**The problem**
Leave the pictures out and retype the lines from the beginning through the line with "const yTicks = [-2, -1, 0, 1, 2];", both ends included.

■ ■ ■ ■ ■

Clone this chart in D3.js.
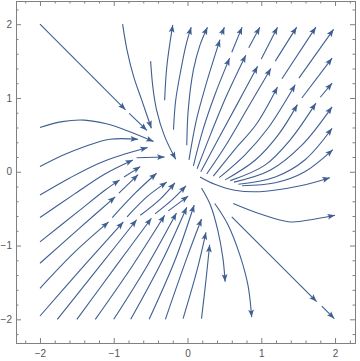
<!DOCTYPE html>
<html>
<head>
<meta charset="utf-8">
<script src="https://cdn.jsdelivr.net/npm/d3@7"></script>
<style>
  body { margin: 0; background: #fff; }
  svg { display: block; }
  .tick text { font-family: "Liberation Sans", Arial, sans-serif; font-size: 10px; fill: #555; }
</style>
</head>
<body>
<svg width="360" height="361"></svg>
<script>
// tick labels
const xTicks = [-2, -1, 0, 1, 2];
const yTicks = [-2, -1, 0, 1, 2];

// streamline pieces, in data units.
// every piece ends with an arrow head
const streamsNW = [
  [[-2, 2], [-0.84, 0.84]],
  [[-0.79, 0.79], [-0.55, 0.56]],
  [[-0.88, 2.0], [-0.82, 1.65], [-0.73, 1.29], [-0.62, 0.97], [-0.49, 0.59]],
  [[-0.5, 1.5], [-0.47, 1.15], [-0.42, 0.84], [-0.31, 0.48], [-0.16, 0.17]],
  [[-0.31, 0.97], [-0.28, 1.43], [-0.2, 1.99]],
  [[-2, 0.6], [-1.7, 0.68], [-1.4, 0.7], [-1.1, 0.65], [-0.8, 0.55], [-0.46, 0.41]],
  [[-2, 0.07], [-1.7, 0.22], [-1.4, 0.34], [-1.05, 0.44], [-0.67, 0.44]]
];

const streamsNE = [
  [[-0.19, 0.57], [-0.16, 0.97], [-0.09, 1.38], [-0.02, 1.72], [0.05, 1.96]],
  [[-0.01, 0.36], [0.01, 0.84], [0.08, 1.38], [0.17, 1.72], [0.27, 1.96]],
  [[0.02, 0.16], [0.12, 0.7], [0.25, 1.18], [0.44, 1.79]],
  [[0.46, 1.86], [0.5, 1.96]],
  [[0.08, 0.08], [0.21, 0.57], [0.37, 1.04], [0.57, 1.54]],
  [[0.6, 1.62], [0.74, 1.96]],
  [[0.13, 0.04], [0.31, 0.5], [0.52, 1.01], [0.79, 1.58]],
  [[0.83, 1.68], [0.98, 1.96]],
  [[0.18, 0.0], [0.41, 0.43], [0.67, 0.91], [0.95, 1.43]],
  [[1.0, 1.53], [1.22, 1.96]],
  [[0.26, -0.03], [0.52, 0.36], [0.82, 0.87], [1.13, 1.4]],
  [[1.19, 1.5], [1.48, 1.96]],
  [[0.35, -0.06], [0.64, 0.3], [0.93, 0.64], [1.22, 1.15]],
  [[1.28, 1.26], [1.74, 1.96]],
  [[0.43, -0.08], [0.78, 0.23], [1.09, 0.59], [1.46, 1.18]],
  [[1.51, 1.27], [1.98, 1.93]],
  [[0.51, -0.11], [0.92, 0.16], [1.23, 0.5], [1.49, 0.91]],
  [[1.55, 1.0], [1.96, 1.54]],
  [[0.58, -0.12], [1.05, 0.09], [1.39, 0.43], [1.74, 0.93]],
  [[1.8, 1.01], [1.96, 1.2]],
  [[0.63, -0.14], [1.12, 0.02], [1.55, 0.36], [1.96, 0.88]],
  [[0.69, -0.17], [1.19, -0.07], [1.59, 0.16], [1.96, 0.59]],
  [[0.74, -0.19], [1.19, -0.15], [1.59, 0.0], [1.97, 0.3]]
];

const streamsSE = [
  [[0.17, -0.07], [0.37, -0.17], [0.64, -0.25], [0.98, -0.27], [1.53, -0.19], [1.93, -0.08]],
  [[0.62, -0.43], [0.98, -0.57], [1.39, -0.68], [1.73, -0.64], [2.0, -0.59]],
  [[0.19, -0.22], [0.31, -0.45], [0.41, -0.79], [0.48, -1.17], [0.51, -1.49]],
  [[0.37, -0.43], [0.55, -0.72], [0.71, -1.13], [0.82, -1.54], [0.87, -1.97]],
  [[0.6, -0.61], [1.75, -1.76]],
  [[1.82, -1.82], [1.99, -1.99]]
];

const streamsSW = [
  [[-2, -0.315], [-1.59, -0.08], [-1.19, 0.12], [-0.85, 0.24], [-0.54, 0.33]],
  [[-2, -0.62], [-1.53, -0.3], [-1.12, -0.03], [-0.74, 0.16]],
  [[-0.69, 0.19], [-0.31, 0.2]],
  [[-2, -0.95], [-1.46, -0.52], [-1.12, -0.25], [-0.92, -0.11]],
  [[-0.86, -0.07], [-0.64, 0.07]],
  [[-2, -1.24], [-1.46, -0.76], [-0.98, -0.34]],
  [[-0.93, -0.29], [-0.67, -0.04]],
  [[-2, -1.58], [-1.53, -1.09], [-1.07, -0.68]],
  [[-1.02, -0.62], [-0.71, -0.29], [-0.42, -0.02]],
  [[-2, -1.955], [-1.39, -1.26], [-0.87, -0.68]],
  [[-0.82, -0.61], [-0.54, -0.33], [-0.28, -0.14]],
  [[-1.765, -2], [-1.19, -1.28], [-0.69, -0.65]],
  [[-0.64, -0.59], [-0.37, -0.37], [-0.17, -0.15]],
  [[-1.5, -2], [-0.97, -1.28], [-0.49, -0.63]],
  [[-0.44, -0.57], [-0.21, -0.38], [-0.02, -0.19]],
  [[-1.25, -2], [-0.75, -1.28], [-0.31, -0.59]],
  [[-0.26, -0.53], [0.01, -0.33]],
  [[-1.0, -2], [-0.55, -1.28], [-0.15, -0.56]],
  [[-0.77, -2], [-0.35, -1.22], [-0.01, -0.48]],
  [[-0.52, -2], [-0.17, -1.2], [0.09, -0.45]],
  [[-0.3, -2], [-0.01, -1.17], [0.19, -0.64]],
  [[-0.06, -1.99], [0.13, -1.33], [0.25, -0.82]],
  [[0.19, -1.99], [0.25, -1.47], [0.3, -0.99]]
];

const streamColor = "#3f5f92";
const frameColor = "#808080";

let svg = d3.select("svg");

// plot range is a bit wider than -2..2, like the original frame
let x = d3.scaleLinear().domain([-2.325, 2.28]).range([16, 355.7]);
let y = d3.scaleLinear().domain([-2.325, 2.305]).range([343.3, 1.7]);

let minorX = d3.range(-22, 23, 2).map(v => v / 10).filter(v => !xTicks.includes(v));
let minorY = d3.range(-22, 23, 2).map(v => v / 10).filter(v => !yTicks.includes(v));

// integer labels with a real minus sign
let fmt = d3.format("d");

// frame
svg.append("rect")
  .attr("x", 16.5).attr("y", 1.5)
  .attr("width", 339).attr("height", 342)
  .attr("fill", "none")
  .attr("stroke", frameColor);

// ticks point inward on all four sides, labels only bottom and left
let addAxis = function(axis, tr) {
  let g = svg.append("g").attr("transform", tr).call(axis);
  g.select(".domain").remove();
  g.selectAll(".tick line").attr("stroke", frameColor);
  return g;
};

addAxis(d3.axisBottom(x).tickValues(xTicks).tickSize(-5).tickPadding(6.6).tickFormat(fmt), "translate(0,343)");
addAxis(d3.axisBottom(x).tickValues(minorX).tickSize(-2.5).tickFormat(""), "translate(0,343)");
addAxis(d3.axisTop(x).tickValues(xTicks).tickSize(-5).tickFormat(""), "translate(0,1)");
addAxis(d3.axisTop(x).tickValues(minorX).tickSize(-2.5).tickFormat(""), "translate(0,1)");
addAxis(d3.axisLeft(y).tickValues(yTicks).tickSize(-5).tickPadding(4).tickFormat(fmt), "translate(16,0)");
addAxis(d3.axisLeft(y).tickValues(minorY).tickSize(-2.5).tickFormat(""), "translate(16,0)");
addAxis(d3.axisRight(y).tickValues(yTicks).tickSize(-5).tickFormat(""), "translate(355,0)");
addAxis(d3.axisRight(y).tickValues(minorY).tickSize(-2.5).tickFormat(""), "translate(355,0)");

// the streamlines
let line = d3.line()
  .x(d => x(d[0]))
  .y(d => y(d[1]))
  .curve(d3.curveCatmullRom.alpha(0.5));

let plot = svg.append("g").attr("id", "plot");
let allStreams = streamsNW.concat(streamsNE, streamsSE, streamsSW);

allStreams.forEach(function(pts) {
  let p = plot.append("path")
    .attr("d", line(pts))
    .attr("fill", "none")
    .attr("stroke", streamColor)
    .attr("stroke-width", 1.1);

  // arrow head at the end, turned along the last bit of the path
  let node = p.node();
  let len = node.getTotalLength();
  let a = node.getPointAtLength(Math.max(0, len - 5));
  let b = node.getPointAtLength(len);
  let ang = Math.atan2(b.y - a.y, b.x - a.x) * 180 / Math.PI;

  plot.append("path")
    .attr("d", "M0,0L-7.5,-2.9L-6,0L-7.5,2.9Z")
    .attr("transform", "translate(" + b.x + "," + b.y + ") rotate(" + ang + ")")
    .attr("fill", streamColor);
});
</script>
</body>
</html>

■ ■ ■ ■ ■

**Complete answer**
Clone this chart in D3.js.
<!DOCTYPE html>
<html>
<head>
<meta charset="utf-8">
<script src="https://cdn.jsdelivr.net/npm/d3@7"></script>
<style>
  body { margin: 0; background: #fff; }
  svg { display: block; }
  .tick text { font-family: "Liberation Sans", Arial, sans-serif; font-size: 10px; fill: #555; }
</style>
</head>
<body>
<svg width="360" height="361"></svg>
<script>
// tick labels
const xTicks = [-2, -1, 0, 1, 2];
const yTicks = [-2, -1, 0, 1, 2];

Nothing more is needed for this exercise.